The 2018 World Cup is just over a month away, and all 32 teams are preparing in earnest for their shot at the trophy in Russia. ESPN FC is previewing every team ahead of the opening game on June 14. Find all 32 teams here.
Who they are
Captain: Manuel Neuer
Manager: Joachim Low
Nickname: Die Mannschaft
FIFA Rank (as of April 12, 2018): 1
How they qualified
World Cup holders Germany were never in danger of not qualifying for Russia. Low’s men finished Group C with a 100 percent record, beating Northern Ireland, Czech Republic, Norway, Azerbaijan and San Marino at home and away. They conceded only four goals and scored 43: the highest total in all European groups alongside Belgium. Germany were in control of their group from the outset and also found the energy to win the 2017 Confederations Cup with an inexperienced “B squad.” Future Bayern Munich midfielder Leon Goretzka in particular impressed as he announced himself on the world stage.
One again going to the World Cup without a star player, Germany’s biggest strength has always been the team spirit, the idea that a strong group of players will always be superior to individual talents. With most players available for the training camp after the Bundesliga’s plight in Europe, Low will be able to work on ideas for the big games in the knockout stages. Backed by one of the most advanced data systems in world football, they will not only develop strategies for both attack and defence but also continue to improve their set-piece tactics. At the 2014 World Cup, Germany scored five goals from set pieces — more than any other nation.
Although they’re not overly reliant on individuals, the possible loss of goalkeeper Neuer could turn into a problem. Redefining goalkeeping at the 2014 World Cup, especially in the round-of-16 match against Algeria, the Bayern and Germany captain has not played a minute of football since September. He hopes to be fit in time for the opening match, but doubts over his fitness and his confidence in his body will remain. Barcelona’s Marc-Andre Ter Stegen, the backup solution, is a very good option, but Neuer still ranks above him. The goalkeeper spot could become Low’s catch-22.
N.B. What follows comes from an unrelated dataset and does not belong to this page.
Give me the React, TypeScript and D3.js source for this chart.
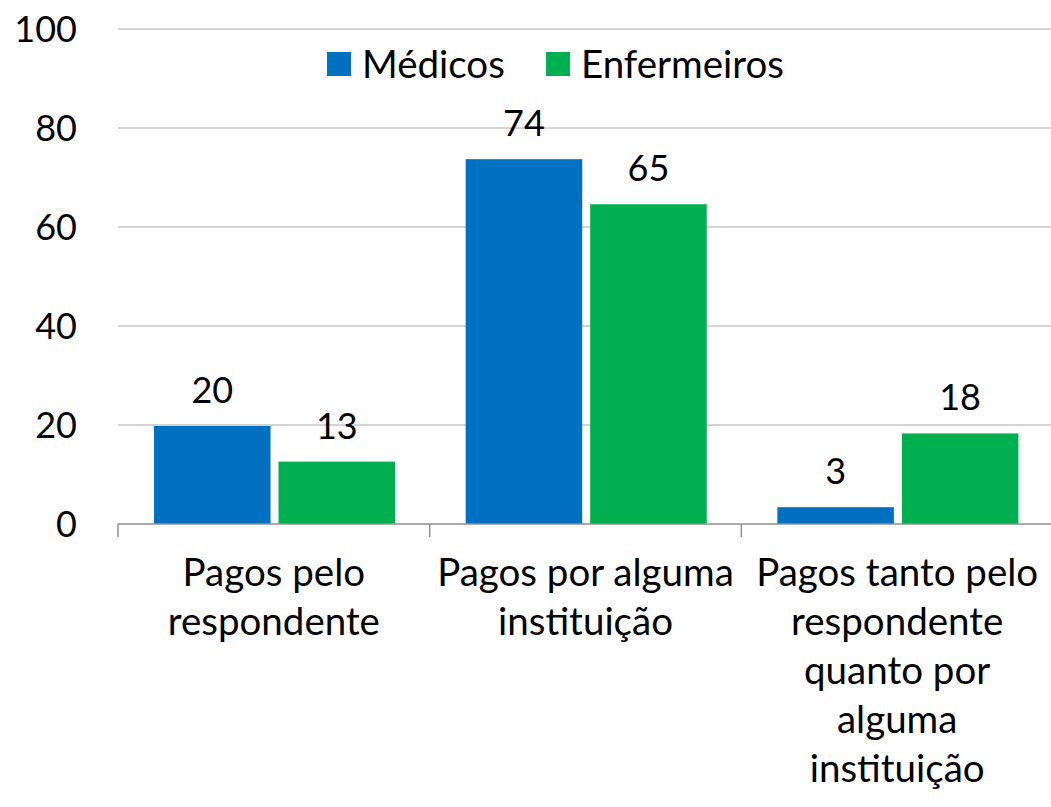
import React from "react";
import * as d3 from "d3";

const categories: string[][] = [
  ["Pagos pelo", "respondente"],
  ["Pagos por alguma", "instituição"],
  ["Pagos tanto pelo", "respondente", "quanto por", "alguma", "instituição"],
];
const seriesNames = ["Médicos", "Enfermeiros"];
const medicos = [19.8, 73.7, 3.4];
const enfermeiros = [12.6, 64.6, 18.3];
const yTicks = [0, 20, 40, 60, 80, 100];
const colors = ["#0070C0", "#00B050"];

const W = 1051;
const H = 807;
const FONT = "Lato, 'Open Sans', sans-serif";
const FS_NUM = 36;
const FS_TXT = 38.5;

export default function App() {
  const left = 118;
  const right = 1053;
  const y0 = 524;
  const y100 = 29;
  const catKeys = categories.map((_, i) => String(i));
  const x = d3.scaleBand<string>().domain(catKeys).range([left, right]).padding(0);
  const step = x.bandwidth();
  const xs = d3
    .scaleBand<string>()
    .domain(seriesNames)
    .range([step * 0.1155, step * 0.889])
    .paddingInner(0.064);
  const y = d3.scaleLinear().domain([0, 100]).range([y0, y100]);
  const data = [medicos, enfermeiros];

  return (
    <svg
      width={W}
      height={H}
      style={{ position: "absolute", left: 0, top: 0, background: "#fff" }}
      fontFamily={FONT}
    >
      {yTicks.filter((t) => t > 0).map((t) => (
        <line key={t} x1={left} x2={W} y1={y(t)} y2={y(t)} stroke="#c6c6c6" strokeWidth={1.5} />
      ))}
      {yTicks.map((t) => (
        <text key={"l" + t} x={77} y={y(t)} dy="0.36em" textAnchor="end" fontSize={FS_NUM} fill="#000">
          {t}
        </text>
      ))}
      {data.map((vals, si) =>
        vals.map((v, ci) => {
          const bx = (x(String(ci)) as number) + (xs(seriesNames[si]) as number);
          const bw = xs.bandwidth();
          return (
            <g key={si + "-" + ci}>
              <rect x={bx} y={y(v)} width={bw} height={y0 - y(v)} fill={colors[si]} />
              <text x={bx + bw / 2} y={y(v) - 23} textAnchor="middle" fontSize={FS_NUM} fill="#000">
                {Math.round(v)}
              </text>
            </g>
          );
        })
      )}
      <line x1={left} x2={W} y1={y0} y2={y0} stroke="#8f8f8f" strokeWidth={1.5} />
      {catKeys.map((k) => (
        <line
          key={"t" + k}
          x1={x(k) as number}
          x2={x(k) as number}
          y1={y0}
          y2={y0 + 13}
          stroke="#8f8f8f"
          strokeWidth={1.5}
        />
      ))}
      {categories.map((lines, ci) => (
        <text key={"c" + ci} textAnchor="middle" fontSize={FS_TXT} fill="#000">
          {lines.map((ln, li) => (
            <tspan key={li} x={(x(String(ci)) as number) + step / 2} y={586 + li * 49}>
              {ln}
            </tspan>
          ))}
        </text>
      ))}
      <g>
        <rect x={327} y={52} width={24} height={24} fill={colors[0]} />
        <text x={362} y={64} dy="0.36em" fontSize={FS_TXT} fill="#000">
          {seriesNames[0]}
        </text>
        <rect x={546} y={52} width={24} height={24} fill={colors[1]} />
        <text x={581} y={64} dy="0.36em" fontSize={FS_TXT} fill="#000">
          {seriesNames[1]}
        </text>
      </g>
    </svg>
  );
}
Toni Kroos has been the unsung hero of the Germany team for many years now. The Real Madrid player has played in seven consecutive Champions League semifinals for Bayern Munich and the Spanish giants, whom he joined in 2014. He dominates midfield, and his calm distribution dictates the pace of Germany’s game. His ability to get himself into dangerous positions near the box make him one of the most complete midfielders in world football.
What the local media says
“If there are no major upsets, and the favourites reach the last four, this will be where Germany bow out. Like many of my peers, I believe the squad is more balanced than in 2014. But the competitors have caught up. France, Brazil, Belgium, England: one of them will beat Germany.” — Peter Ahrens, Spiegel Online
What the stats say
The Germany team has been flying high ever since the reboot of German football in the early 2000s. They have reached the last four at the 2006, 2010 and 2014 World Cups, and the 2008, 2012 and 2016 European Championships. Coming out of a difficult season for Bundesliga football, where Bayern again walked away with the title but were stopped in Europe once again, some players might be running low on confidence. On top of that, in recent tournaments defending champions Italy and Spain both failed to make it to the knockout stages. In spite of that, Low’s XI will beat the curse of the titleholders and should reach a seventh consecutive semifinal. From there it’s just a short walk to the final.